Quaternion exponential map, rotations and interpolation A code snippet I need to optimize is performing something peculiar. It seems that it's somehow related to transforming from a frame of reference to another. This is what it does, in mathematical terms:
$ \mathfrak{q}_{prevToCurrExpMap} = \exp ( \mathfrak{q}_{PrevToCurr} ) $
then
$ \mathfrak{q}_{prevToCurrExpMap} = \mathfrak{q}_{prevToCurrExpMap} + \mathfrak{q}_{rotationInduction}$
and finally 
$ \mathfrak{q}_{prevToCurr} = \ln (\mathfrak{q}_{prevToCurrExpMap} ) $
Essentially, the orientation quaternion's exponential map is altered by a quaternion addition, and then the result is extracted by taking the logarithm. I am trying to understand the logic behind this piece of "code", but nothing comes to mind.
Is there any obvious reason for replacing a quat $\mathfrak{q}$ with $\ln(\exp(\mathfrak{q}) + \mathfrak{p})$? (at a first glance, it does not seem to encode any kind of interpolation, but it might be trickier than it appears.)
 A: The Lie algebra to the Lie group of unit quaternions is the tangent space at $1$, i.e., the set of purely imaginary quaternions. The exponential map can then be written as
$$
\exp(d)=\cos(\|d\|)+\frac{d}{\|d\|}\sin(\|d\|)
$$
The corresponding parametrization at any other unit quaternion $q$ is then
$$
q\cdot \exp(d)=q⋅\cos(\|d\|)+\frac{q⋅d}{\|d\|}\sin(\|d\|)
$$
Note that $q⋅d$ is an element of the tangent plane at $q$ to the unit sphere, and $\|q⋅d\|=\|d\|$, so that the formula might be rewritten in terms of elements of the tangent plane.

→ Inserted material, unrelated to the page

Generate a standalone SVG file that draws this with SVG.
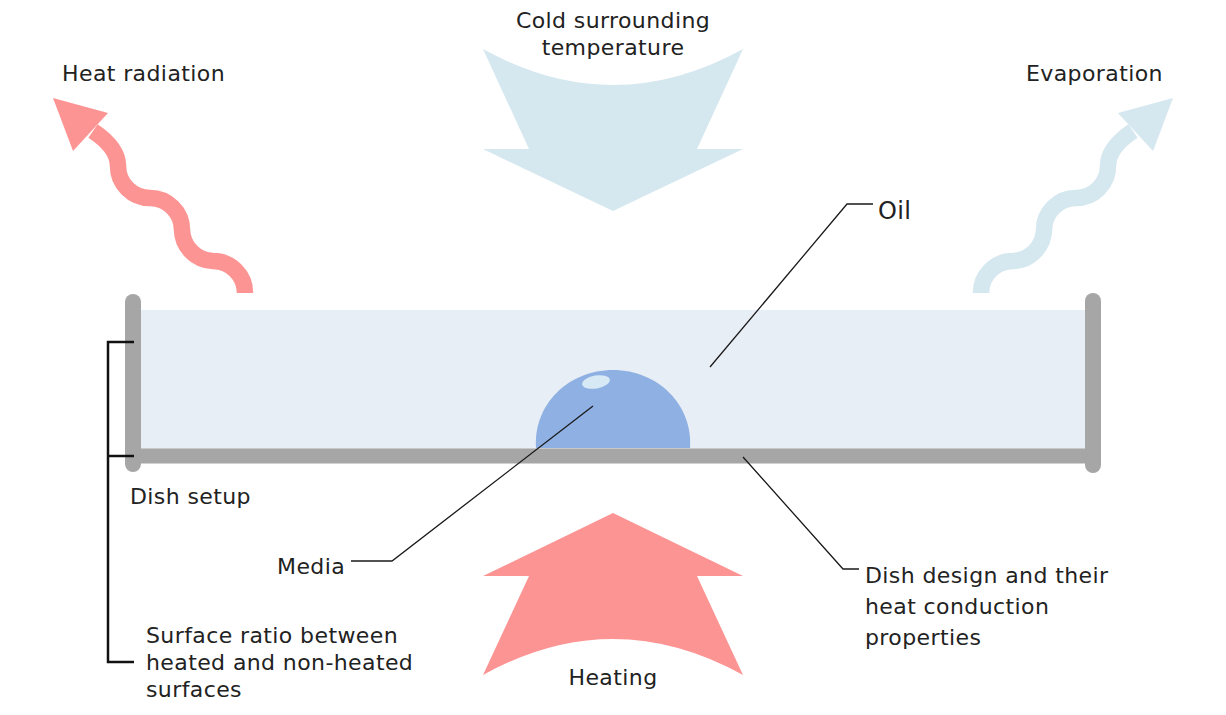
<svg xmlns="http://www.w3.org/2000/svg" width="1226" height="715" viewBox="0 0 1226 715">
  <style>
    .t { font-family: "DejaVu Sans", "Liberation Sans", sans-serif; font-size: 22px; letter-spacing: 0.4px; fill: #222222; }
    .mid { text-anchor: middle; }
    .lead { fill: none; stroke: #1a1a1a; stroke-width: 1.3; }
    .brk { fill: none; stroke: #111111; stroke-width: 2.5; }
    .wall { stroke: #a6a6a6; stroke-width: 16; stroke-linecap: round; fill: none; }
    .wave { fill: none; stroke-width: 16.5; stroke-linecap: butt; }
  </style>
  <rect width="1226" height="715" fill="#ffffff"/>

  <g id="cold-arrow">
    <path d="M483,49 Q613,121 743,49 L697,149 L743,149 L613,211 L483,149 L529,149 Z" fill="#d5e7ef"/>
    <text class="t mid" x="613" y="28">Cold surrounding</text>
    <text class="t mid" x="613" y="55">temperature</text>
  </g>

  <g id="heating-arrow">
    <path d="M613,513 L743,576 L697,576 L743,675 Q613,603 483,675 L529,576 L483,576 Z" fill="#fd9494"/>
    <text class="t mid" x="613" y="685">Heating</text>
  </g>

  <g id="heat-radiation">
    <path class="wave" stroke="#fd9494" d="M245,293 A32,32 0 0 0 213,261 A32,32 0 0 1 182,230 A32,32 0 0 0 150,198 A32,32 0 0 1 118,166 C118,152 108,141 93,131"/>
    <polygon points="53,98 108,113 73,151" fill="#fd9494"/>
    <text class="t" x="62" y="81">Heat radiation</text>
  </g>

  <g id="evaporation">
    <g transform="matrix(-1,0,0,1,1226,0)">
      <path class="wave" stroke="#d5e7ef" d="M245,293 A32,32 0 0 0 213,261 A32,32 0 0 1 182,230 A32,32 0 0 0 150,198 A32,32 0 0 1 118,166 C118,152 108,141 93,131"/>
      <polygon points="53,98 108,113 73,151" fill="#d5e7ef"/>
    </g>
    <text class="t" x="1026" y="81">Evaporation</text>
  </g>

  <g id="dish">
    <rect x="141" y="310" width="944" height="139" fill="#e8eef5"/>
    <line x1="133" y1="456" x2="1093" y2="456" stroke="#a6a6a6" stroke-width="15"/>
    <line class="wall" x1="133" y1="302" x2="133" y2="464"/>
    <line class="wall" x1="1093" y1="301" x2="1093" y2="465"/>
    <text class="t" x="130" y="504">Dish setup</text>
  </g>

  <g id="media">
    <path d="M536,448 C533,405 568,370 613,370 C658,370 693,405 690,448 Z" fill="#8eb0e3"/>
    <ellipse cx="596" cy="382" rx="14" ry="6.5" transform="rotate(-10 596 382)" fill="#d7e9f5"/>
    <text class="t" x="277" y="574">Media</text>
  </g>

  <g id="oil">
    <text class="t" x="878" y="219" style="font-size:24px">Oil</text>
  </g>

  <g id="dish-design">
    <text class="t" x="865" y="583">Dish design and their</text>
    <text class="t" x="865" y="614">heat conduction</text>
    <text class="t" x="865" y="645">properties</text>
  </g>

  <g id="surface-ratio">
    <text class="t" x="146" y="643">Surface ratio between</text>
    <text class="t" x="146" y="670">heated and non-heated</text>
    <text class="t" x="146" y="697">surfaces</text>
  </g>

  <g id="connectors">
    <polyline class="lead" points="710,367 847,204 873,204"/>
    <polyline class="lead" points="593,406 392,561 351,561"/>
    <polyline class="lead" points="743,457 843,569 859,569"/>
    <polyline class="brk" points="134,342 108,342 108,662 134,662"/>
    <line class="brk" x1="108" y1="456" x2="134" y2="456"/>
  </g>
</svg>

One interpretation of the procedure in the question (exchanging ln and exp as suggested in the comments) is that a quaternion is first cast into the tangent plane of $1$ by decomposing
$$
\mathfrak{q}_{prev}=\cos\alpha+\sin\alpha\,\vec n
$$
using $c=Re(\mathfrak{q}_{prev})$, $\vec n'=Im(\mathfrak{q}_{prev})$, $\alpha=atan2(\|\vec n'\|,c)$, $\vec n=\vec n'/\|\vec n'\|$ and finally using $$\mathfrak{q}_{prevlog}=\alpha\vec n.$$
Then add the update vector and transform back using the exponential. One might keep the primary variables in the tangent plane if no modification happens in the exponential form, so that the logarithm transform is not necessary in every update step.